Filter 2: Expense Ratio Under 0.30%
The fee is your biggest enemy in a low-return asset like gold. There is absolutely no reason to pay more than 0.30% per year for a basic physical gold ETF. The competitive landscape has driven fees down dramatically. Paying 0.40% or 0.50% is just throwing money away for the same exposure.
Filter 3: Robust Liquidity
This is where I made my early mistake. Liquidity means you can buy and sell easily at a fair price. Check two things:
- Average Daily Volume: Should be in the millions of shares, not the thousands.
- Bid-Ask Spread: The difference between the buy and sell price. In a liquid ETF, this is usually a penny or less. A wide spread (like 5-10 cents) is a hidden cost every time you trade.
A low-fee ETF with poor liquidity is a trap. The savings on the fee get eaten up every time you transact.
Filter 4: Transparent and Secure Custody
Where is the gold? Who audits it? Reputable funds publish bar lists and have regular audits by firms like Inspectorate International. This isn't paranoia—it's due diligence. If this information is hard to find on the fund sponsor's website, it's a red flag.
The Two ETFs I Track (And One I Avoid)
After applying this filter, the crowded field shrinks to a handful. Based on my own tracking and analysis, here are the two that consistently pass the test, and why I lean towards one in particular.
| ETF (Ticker) | Expense Ratio | Key Differentiator | My Personal Take |
|---|---|---|---|
| iShares Gold Trust (IAU) | 0.25% | The liquidity king. Massive daily volume ensures tight spreads. | This is my default choice for most investors. The slightly higher fee than GLDM is worth it for the superior liquidity, especially if you might need to adjust your position. It's the "set it and forget it" option. |
| SPDR Gold MiniShares (GLDM) | 0.10% | The low-cost leader. Cheapest way to own physical gold. | A fantastic option for buy-and-hold investors who value the absolute lowest cost above all else.
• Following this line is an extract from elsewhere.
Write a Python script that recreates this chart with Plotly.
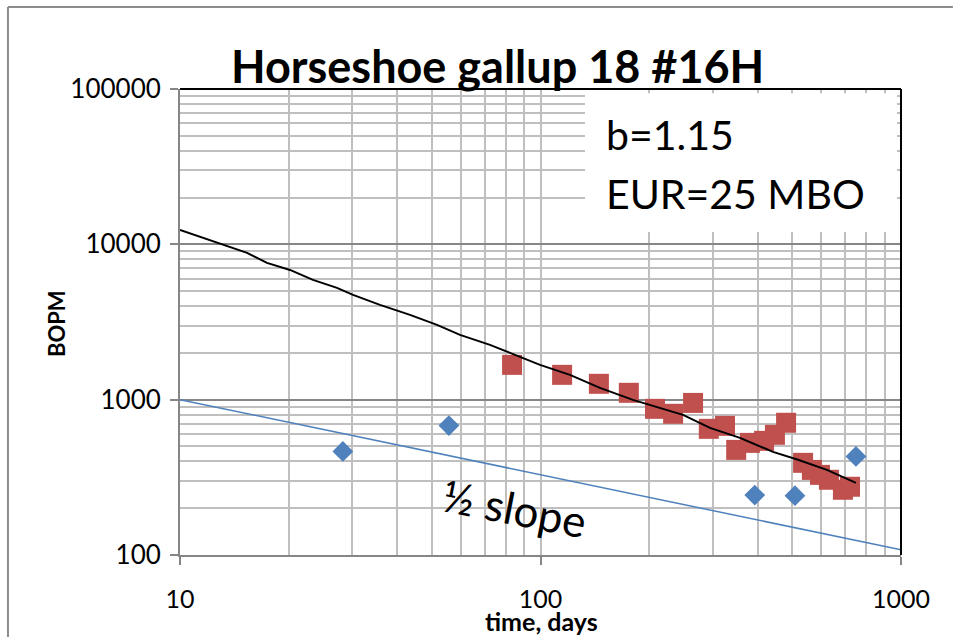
import plotly.graph_objects as go

# ---- data ----
prod_days = [83.4, 114.8, 145.2, 175.8, 207.8, 233.3, 265, 293, 325, 349, 381, 417, 447, 480,
             535, 566, 596, 631, 690, 722]
prod_bopm = [1675, 1445, 1265, 1107, 873, 811, 953, 649, 678, 475, 527, 543, 594, 710,
             392, 353, 328, 305, 263, 275]

other_days = [28.3, 55.7, 393, 508, 750]
other_bopm = [464, 681, 243, 241, 431]

fit_days = [10, 13.16, 15.35, 17.43, 20.19, 23.38, 27.26, 30.2, 35.87, 43.45, 51.64, 59.8,
            72.42, 82.31, 99.7, 120.7, 146.2, 180.5, 248.5, 295.3, 357.5, 441.6, 518, 623, 750]
fit_bopm = [12380, 9911, 8806, 7593, 6843, 5901, 5241, 4724, 4074, 3513, 3029, 2612,
            2252, 2001, 1675, 1444, 1191, 997, 798, 658, 568, 461, 410, 353, 291]

half_days = [10, 1000]
half_bopm = [1000, 108]

x_major = [10, 100, 1000]
y_major = [100, 1000, 10000, 100000]
x_minor = [m * d for d in (10, 100) for m in range(2, 10)]
y_minor = [m * d for d in (100, 1000, 10000) for m in range(2, 10)]

title_text = "Horseshoe gallup 18 #16H"
box_line1 = "b=1.15"
box_line2 = "EUR=25 MBO"
slope_text = "½ slope"
x_title = "time, days"
y_title = "BOPM"

FONT = "Lato"
RED = "#C0504D"
BLUE = "#4F81BD"
GRID = "#BFBFBF"
MAJ = "#868686"

fig = go.Figure()
fig.add_trace(go.Scatter(x=half_days, y=half_bopm, mode="lines",
                         line=dict(color=BLUE, width=1.5), showlegend=False))
fig.add_trace(go.Scatter(x=other_days, y=other_bopm, mode="markers",
                         marker=dict(symbol="diamond", size=16, color=BLUE), showlegend=False))
fig.add_trace(go.Scatter(x=prod_days, y=prod_bopm, mode="markers",
                         marker=dict(symbol="square", size=20, color=RED), showlegend=False))
fig.add_trace(go.Scatter(x=fit_days, y=fit_bopm, mode="lines",
                         line=dict(color="black", width=2), showlegend=False))

fig.update_xaxes(type="log", range=[1, 3], tickmode="array", tickvals=x_major,
                 ticktext=[str(v) for v in x_major],
                 showgrid=True, gridcolor=GRID, gridwidth=2,
                 minor=dict(tickmode="array", tickvals=x_minor, showgrid=True,
                            gridcolor=GRID, gridwidth=2),
                 showline=True, linecolor=MAJ, linewidth=2,
                 ticks="outside", ticklen=8, tickcolor=MAJ, tickwidth=2,
                 ticklabelstandoff=13, automargin=False,
                 tickfont=dict(family=FONT, size=25, color="black"),
                 zeroline=False)
fig.update_yaxes(type="log", range=[2, 5], tickmode="array", tickvals=y_major,
                 ticktext=[str(v) for v in y_major],
                 showgrid=True, gridcolor=MAJ, gridwidth=2,
                 minor=dict(tickmode="array", tickvals=y_minor, showgrid=True,
                            gridcolor=GRID, gridwidth=2),
                 showline=True, linecolor=MAJ, linewidth=2,
                 ticks="outside", ticklen=8, tickcolor=MAJ, tickwidth=2,
                 ticklabelstandoff=4, automargin=False,
                 tickfont=dict(family=FONT, size=26, color="black"),
                 zeroline=False)

fig.update_layout(
    width=953, height=637,
    margin=dict(l=180, r=52, t=89, b=82, autoexpand=False),
    paper_bgcolor="white", plot_bgcolor="white",
    font=dict(family=FONT, color="black"),
    shapes=[
        dict(type="rect", xref="paper", yref="paper", x0=0.5617, x1=0.9945, y0=0.693, y1=0.991,
             fillcolor="white", line=dict(width=0), layer="above"),
        dict(type="rect", xref="paper", yref="paper", x0=1.035, x1=1.1, y0=1.05, y1=1.2,
             fillcolor="white", line=dict(width=0), layer="above"),
        dict(type="line", xref="paper", yref="paper", x0=0, x1=1, y0=1, y1=1,
             line=dict(color="black", width=2), layer="above"),
        dict(type="line", xref="paper", yref="paper", x0=1, x1=1, y0=0, y1=1,
             line=dict(color="black", width=2), layer="above"),
        dict(type="line", xref="paper", yref="paper", x0=-0.2386, x1=1.072, y0=1.176, y1=1.176,
             line=dict(color="#8C8C8C", width=2), layer="above"),
        dict(type="line", xref="paper", yref="paper", x0=-0.2386, x1=-0.2386, y0=-0.2, y1=1.176,
             line=dict(color="#8C8C8C", width=2), layer="above"),
    ],
    annotations=[
        dict(text="<b>" + title_text + "</b>", xref="paper", yref="paper",
             x=0.4397, y=1.05, xanchor="center", yanchor="middle", showarrow=False,
             font=dict(family=FONT, size=45, color="black")),
        dict(text=box_line1, xref="paper", yref="paper", x=0.588, y=0.9034,
             xanchor="left", yanchor="middle", align="left", showarrow=False,
             font=dict(family=FONT, size=41, color="black")),
        dict(text=box_line2, xref="paper", yref="paper", x=0.588, y=0.7768,
             xanchor="left", yanchor="middle", align="left", showarrow=False,
             font=dict(family=FONT, size=41, color="black")),
        dict(text=slope_text, xref="paper", yref="paper", x=0.4646, y=0.1009,
             xanchor="center", yanchor="middle", showarrow=False, textangle=11,
             font=dict(family=FONT, size=44, color="black")),
        dict(text="<b>" + x_title + "</b>", xref="paper", yref="paper",
             x=0.5016, y=-0.1416, xanchor="center", yanchor="middle", showarrow=False,
             font=dict(family=FONT, size=25, color="black")),
        dict(text="<b>" + y_title + "</b>", xref="paper", yref="paper",
             x=-0.1719, y=0.4957, xanchor="center", yanchor="middle", showarrow=False,
             textangle=-90, font=dict(family=FONT, size=22, color="black")),
    ],
)

fig.write_html("out.html", config={"displayModeBar": False},
               post_script="document.body.style.margin='0';"
                           "document.documentElement.style.overflow='hidden';")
Its liquidity has improved a lot, but still check the spread before a large trade. |
| SPDR Gold Shares (GLD) | 0.40% | The original giant. Highest total assets. | I avoid this one now. It's the most popular, but it fails Filter #2 miserably. You're paying a legacy premium for no extra benefit. There's no justification for the 0.40% fee when IAU and GLDM exist. |
You'll notice I didn't include funds like SGOL or BAR. They're fine—they pass the filters. But for ultimate simplicity, focusing on the two leaders (IAU and GLDM) reduces noise. You don't need to monitor five nearly identical funds.
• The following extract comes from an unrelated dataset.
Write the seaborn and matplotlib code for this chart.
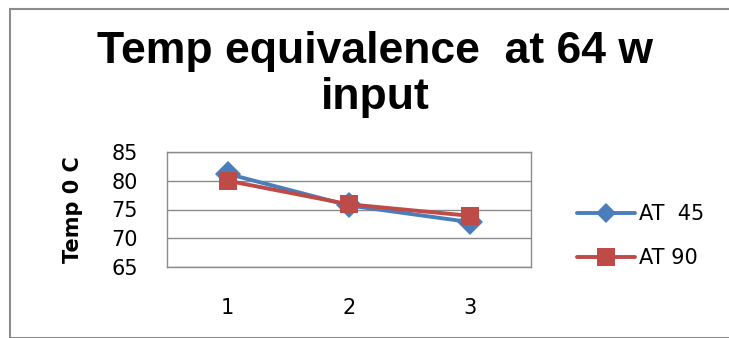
import numpy as np
import pandas as pd
import matplotlib
matplotlib.use('Agg')
import matplotlib.pyplot as plt
import seaborn as sns
from matplotlib.patches import Rectangle
from matplotlib.lines import Line2D

# Data
positions = [1, 2, 3]
at45 = [81.2, 75.7, 72.8]
at90 = [80.0, 75.9, 73.9]
series_names = ['AT  45', 'AT 90']

df = pd.DataFrame({
    'pos': positions * 2,
    'temp': at45 + at90,
    'series': [series_names[0]] * 3 + [series_names[1]] * 3,
})

sns.set_theme(style='white')
plt.rcParams['font.family'] = ['DejaVu Sans']
plt.rcParams['text.color'] = 'black'

fig = plt.figure(figsize=(7.29, 3.38), dpi=100)
ax = fig.add_axes([167 / 729, 1 - 267 / 338, 364 / 729, 115 / 338])

# outer chart border
fig.patches.append(Rectangle((10 / 729, 0), 1.0, 1 - 9 / 338, transform=fig.transFigure,
                             fill=False, edgecolor='#8c8c8c', linewidth=1.5))

sns.lineplot(data=df, x='pos', y='temp', hue='series', style='series',
             palette=['#4A7EBB', '#BE4B48'], markers=['D', 's'], dashes=False,
             markersize=13, linewidth=2.8, markeredgewidth=0, ax=ax, legend=False)

ax.set_xlim(0.5, 3.5)
ax.set_ylim(65, 85)
ax.set_yticks([65, 70, 75, 80, 85])
ax.set_xticks(positions)
ax.grid(axis='y', color='#8c8c8c', linewidth=1)
ax.set_axisbelow(True)
for s in ax.spines.values():
    s.set_color('#8c8c8c')
    s.set_linewidth(1)
ax.tick_params(axis='both', length=0, labelsize=15, colors='black')
ax.tick_params(axis='x', pad=22)
ax.tick_params(axis='y', pad=21)
ax.set_xlabel('')
ax.set_ylabel('Temp 0 C', fontsize=15, fontweight='bold', labelpad=20, color='black')

title_font = ['Liberation Sans Narrow', 'Liberation Sans']
fig.text(375 / 729, 1 - 51 / 338, 'Temp equivalence  at 64 w', ha='center', va='center',
         fontsize=32, fontweight='bold', family=title_font, color='black')
fig.text(375 / 729, 1 - 98 / 338, 'input', ha='center', va='center',
         fontsize=32, fontweight='bold', family=title_font, color='black')

handles = [Line2D([], [], color='#4A7EBB', marker='D', markersize=10, linewidth=2.8, markeredgewidth=0),
           Line2D([], [], color='#BE4B48', marker='s', markersize=13, linewidth=2.8, markeredgewidth=0)]
fig.legend(handles, series_names, loc='center left', bbox_to_anchor=(558 / 729, 1 - 236 / 338),
           frameon=False, fontsize=15, handlelength=2.8, handletextpad=0.2, labelspacing=1.15)

fig.savefig('out.png', dpi=100, facecolor='white')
Common Mistakes That Complicate Everything
Watching others stumble is a great teacher. Here are the subtle errors I see that turn simple gold investing into a headache.
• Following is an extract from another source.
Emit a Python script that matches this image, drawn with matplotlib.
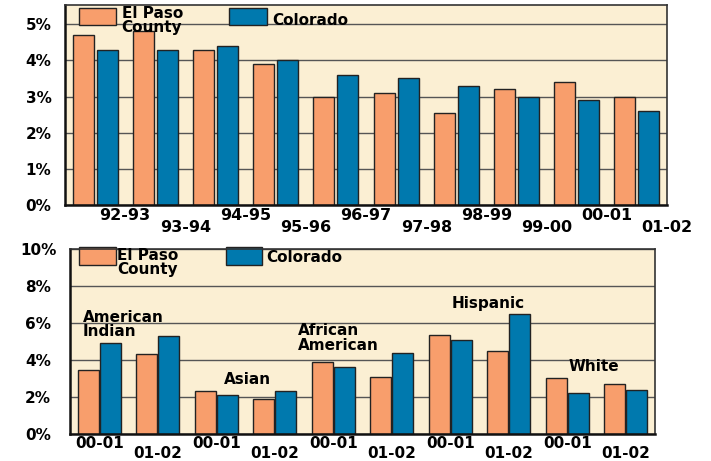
import matplotlib
matplotlib.use("Agg")
import matplotlib.pyplot as plt
from matplotlib.patches import Rectangle
import numpy as np

EP_COLOR = "#F89E6C"
CO_COLOR = "#0079AE"
BG_COLOR = "#FBEFD3"

# dropout rate by school year
years = ["92-93", "93-94", "94-95", "95-96", "96-97",
         "97-98", "98-99", "99-00", "00-01", "01-02"]
ep_year = [4.7, 4.8, 4.3, 3.9, 3.0, 3.1, 2.55, 3.2, 3.4, 3.0]
co_year = [4.3, 4.3, 4.4, 4.0, 3.6, 3.5, 3.3, 3.0, 2.9, 2.6]

# dropout rate by ethnicity, two years each
eth_years = ["00-01", "01-02"] * 5
ep_eth = [3.45, 4.3, 2.3, 1.9, 3.9, 3.1, 5.35, 4.5, 3.0, 2.7]
co_eth = [4.9, 5.3, 2.1, 2.3, 3.6, 4.4, 5.1, 6.5, 2.2, 2.4]

plt.rcParams["font.family"] = ["DejaVu Sans"]
plt.rcParams["font.weight"] = "bold"


def style_axes(ax):
    ax.set_facecolor(BG_COLOR)
    ax.set_axisbelow(True)
    ax.grid(axis="y", color="#555555", linewidth=1)
    for side in ["left", "bottom"]:
        ax.spines[side].set_linewidth(1.8)
        ax.spines[side].set_color("#111111")
    for side in ["top", "right"]:
        ax.spines[side].set_linewidth(1.2)
        ax.spines[side].set_color("#333333")
    ax.tick_params(axis="both", which="both", length=0)
    for lab in ax.get_yticklabels():
        lab.set_horizontalalignment("center")


def draw_legend(ax, ep_box, co_box, ep_txt, co_txt, size):
    ax.add_patch(Rectangle(ep_box[:2], ep_box[2], ep_box[3], transform=ax.transAxes,
                           facecolor=EP_COLOR, edgecolor="#222222", lw=1, clip_on=False))
    ax.add_patch(Rectangle(co_box[:2], co_box[2], co_box[3], transform=ax.transAxes,
                           facecolor=CO_COLOR, edgecolor="#222222", lw=1, clip_on=False))
    ax.text(ep_txt[0], ep_txt[1], "El Paso\nCounty", transform=ax.transAxes,
            fontsize=size, fontweight="bold", va="top", ha="left", linespacing=0.95)
    ax.text(co_txt[0], co_txt[1], "Colorado", transform=ax.transAxes,
            fontsize=size, fontweight="bold", va="center", ha="left")


def by_year(ax):
    x = np.arange(len(years))
    ax.bar(x - 0.2, ep_year, 0.35, color=EP_COLOR, edgecolor="#222222", lw=1)
    ax.bar(x + 0.2, co_year, 0.35, color=CO_COLOR, edgecolor="#222222", lw=1)
    ax.set_xlim(-0.5, len(years) - 0.5)
    ax.set_ylim(0, 5.53)
    ax.set_yticks([0, 1, 2, 3, 4, 5])
    ax.set_yticklabels(["0%", "1%", "2%", "3%", "4%", "5%"], fontsize=11)
    ax.tick_params(axis="y", pad=19)

    # staggered labels sit on the right edge of each pair
    ax.set_xticks(x[0::2] + 0.5)
    ax.set_xticklabels(years[0::2], fontsize=11.5)
    ax.set_xticks(x[1::2] + 0.5, minor=True)
    ax.set_xticklabels(years[1::2], minor=True, fontsize=11.5)
    ax.tick_params(axis="x", which="major", pad=2)
    ax.tick_params(axis="x", which="minor", pad=11)
    style_axes(ax)
    draw_legend(ax, (0.023, 0.90, 0.062, 0.085), (0.272, 0.90, 0.064, 0.085),
                (0.094, 0.995), (0.344, 0.925), 11)


def by_ethnicity(ax):
    x = np.arange(len(eth_years))
    ax.bar(x - 0.19, ep_eth, 0.36, color=EP_COLOR, edgecolor="#222222", lw=1)
    ax.bar(x + 0.19, co_eth, 0.36, color=CO_COLOR, edgecolor="#222222", lw=1)
    ax.set_xlim(-0.5, len(eth_years) - 0.5)
    ax.set_ylim(0, 10)
    ax.set_yticks([0, 2, 4, 6, 8, 10])
    ax.set_yticklabels(["0%", "2%", "4%", "6%", "8%", "10%"], fontsize=11)
    ax.tick_params(axis="y", pad=23)

    ax.set_xticks(x[0::2])
    ax.set_xticklabels(eth_years[0::2], fontsize=11)
    ax.set_xticks(x[1::2], minor=True)
    ax.set_xticklabels(eth_years[1::2], minor=True, fontsize=11)
    ax.tick_params(axis="x", which="major", pad=1.5)
    ax.tick_params(axis="x", which="minor", pad=8.5)
    style_axes(ax)

    kw = dict(fontsize=11, fontweight="bold", linespacing=0.95)
    ax.text(-0.28, 6.7, "American\nIndian", ha="left", va="top", **kw)
    ax.text(2.54, 2.97, "Asian", ha="center", va="center", **kw)
    ax.text(3.40, 5.98, "African\nAmerican", ha="left", va="top", **kw)
    ax.text(6.65, 7.08, "Hispanic", ha="center", va="center", **kw)
    ax.text(8.46, 3.64, "White", ha="center", va="center", **kw)
    draw_legend(ax, (0.016, 0.913, 0.063, 0.096), (0.267, 0.913, 0.061, 0.096),
                (0.08, 1.005), (0.336, 0.953), 11)


fig = plt.figure(figsize=(7.11, 4.61), dpi=100)
ax1 = fig.add_axes([0.0914, 0.5553, 0.8467, 0.4338])
ax2 = fig.add_axes([0.0985, 0.0586, 0.8228, 0.4013])

by_year(ax1)
by_ethnicity(ax2)

fig.savefig("out.png", dpi=100)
Mistake 1: Chasing the "Cheapest" Without Checking Liquidity. An ETF with a 0.07% fee sounds amazing until you try to sell $20,000 worth and lose $100 to the bid-ask spread. The all-in cost matters more than the expense ratio alone.
Mistake 2: Trying to Time Gold. The biggest complication people add is emotional trading. They buy when gold is on the news and sell when it's boring. Simplification means deciding on an allocation (e.g., 5-10% of your portfolio) and sticking to it, adding a bit regularly regardless of price chatter.
Mistake 3: Overcomplicating the "How." You don't need a special account or complex orders. You can buy IAU or GLDM in your regular brokerage account (like Fidelity, Vanguard, or Schwab) with a simple market or limit order, just like a stock. The desire to find a "better" way often leads to worse outcomes.
Putting It Into Action: A Simple Investor's Checklist
Let's make this concrete. Imagine you've decided to allocate 5% of your investment portfolio to gold. Here's your playbook:
- Open your brokerage account. The one you already use is fine.
- Type "IAU" into the ticker search. Pull up its quote page.
- Do a 30-second spot check: Look at the bid/ask spread (should be $0.01). Glance at the average volume (should be in the millions). Confirm the expense ratio (0.25%). This takes less than a minute.
- Place your order. Use a "limit order" set at the current ask price to ensure you don't overpay. Decide on your dollar amount (e.g., 5% of your portfolio value).
- Schedule a reminder. Put a note in your calendar for 6 months from now to rebalance. If your gold holding grows beyond 6% of your portfolio, you'll sell a bit back to 5%. If it falls to 4%, you'll buy a bit. This mechanical rule removes all emotion.
That's it. No seminars, no advanced charts, no subscriptions. You now have simple, cost-effective exposure to gold.
Your Gold ETF Questions, Answered Simply
The journey to simplify gold ETF investing ends with a quiet portfolio. No constant checking, no second-guessing your fund choice, no panic during market swings. You've used a clear filter, chosen a robust vehicle, and set a mechanical rebalancing rule. The complexity is managed, not by avoiding gold, but by approaching it with a disciplined, simple framework. Now, that's an investment you can actually hold onto.